阿奎纳神父的活动范围并不局限于城市。他也开始走访森林深处的村庄,那里居住着科亚族人。这些村庄偏远、贫困,交通不便。道路状况糟糕,雨季时更是常常无法通行。每次走访,我的父亲都会陪伴阿奎纳神父。他既是司机,又是要理老师,在唱诗班唱歌,在教堂里做些零工,尽力帮忙。他已经这样做了近35年,至今仍在继续。我的母亲也参与唱诗班的活动,在教堂里提供服务,并在需要时帮忙准备饭菜。
我五六岁的时候,有时会和他们一起去森林里。我记得那些茅屋,记得贫困,记得赤脚的孩童和人们席地而坐,聆听着天主圣言。我并非全然理解,但我感到天主就在身边。那片森林是我最初的修道院:在那里,我明白了传教并不在于慷慨激昂的演讲或惊天动地的壮举,而在于持续的陪伴和倾听。
在科亚人中传教的历史漫长而艰辛。早在19世纪末,一些宗座外方传教会的传教士,例如萨尔维神父,就曾尝试进入那片森林。1886年,他在一个村庄举行了第一场弥撒,但恶劣的气候、疾病和艰苦的环境使传教工作被迫中止:一些传教士不幸去世,萨尔维神父也身染重病。多年后,伯多禄·奥弗雷迪(Pietro Offredi)神父再次尝试进入,但同样以失败告终。多年来,人们一直认为,对于科亚人来说,“时机尚未成熟”。
印度独立后,许多部落地区被封闭并由国家控制。

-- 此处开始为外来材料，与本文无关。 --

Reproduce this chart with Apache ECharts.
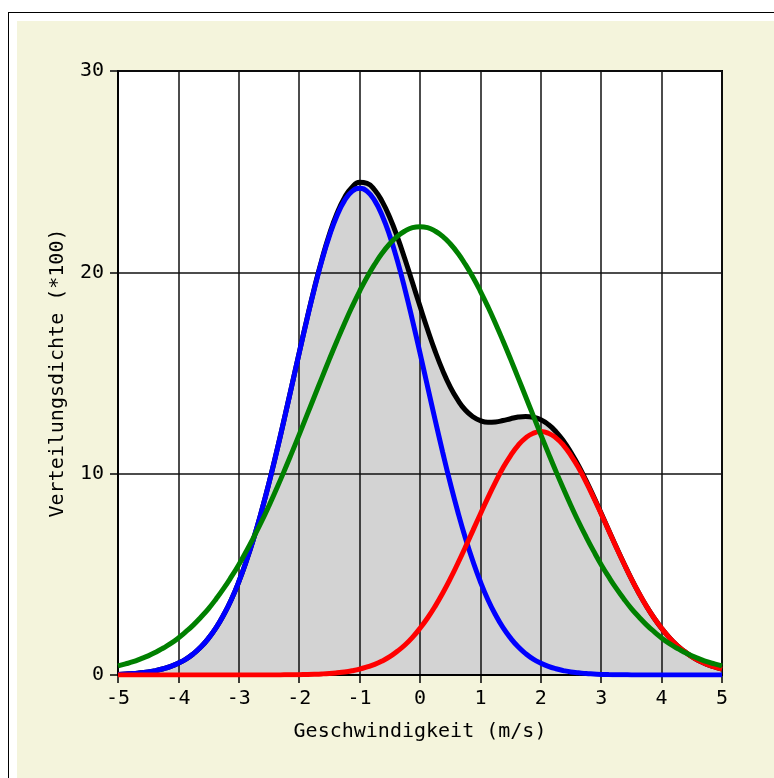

自由进入是不可能的,也无法购买土地,每一项活动都必须得到政府的批准,这使得传教工作更加艰难。20世纪80年代,一些修会设法在一些村庄施洗;90年代,耶稣会士来到了附近的地区。最终,在1998年,宗座外方传教会在阿奎纳神父的带领下,得以在巴德拉查拉姆建立永久的驻地。一百多年后,传教工作在耐心、循序渐进和希望中得以恢复。
如今,这个团体正在发展壮大。大约有250个基督徒家庭。我们之前在森林里拜访过的一个村庄,大约五年前成为了一个新堂区。传教工作的发展虽然缓慢,但却深入人心。
一个问题慢慢浮现在我的心头:我的人生目标是什么?2011年,我加入了宗座外方传教会。起初,我以为传教意味着远赴他乡,但后来我意识到,传教最重要的意义在于贴近生活:陪伴穷人、孤独者和被遗忘的人。不是用华丽的辞藻,而是用日常生活来传扬耶稣。
我成为传教士并非因为有人要求我这样做,而是因为我亲眼目睹了传教士:阿戈斯蒂诺神父、修女们、我的父母。他们是我最初的福音。
今天,我准备以传教执事的身份出发。我还不知道会被派往何处,但我知道将与谁同行:耶稣。我出生在一个几乎一无所有的家庭,而今天,我站在你们面前。这让我明白,传教的意义不在于伟大的事迹,而在于每日忠诚而朴素的爱。
我感谢宗座外方传教会来到我的土地,我感谢传教士们奉献他们的生命,我感谢我的家人拥有具体而朴素的信仰,我感谢你们所有人聆听我的分享。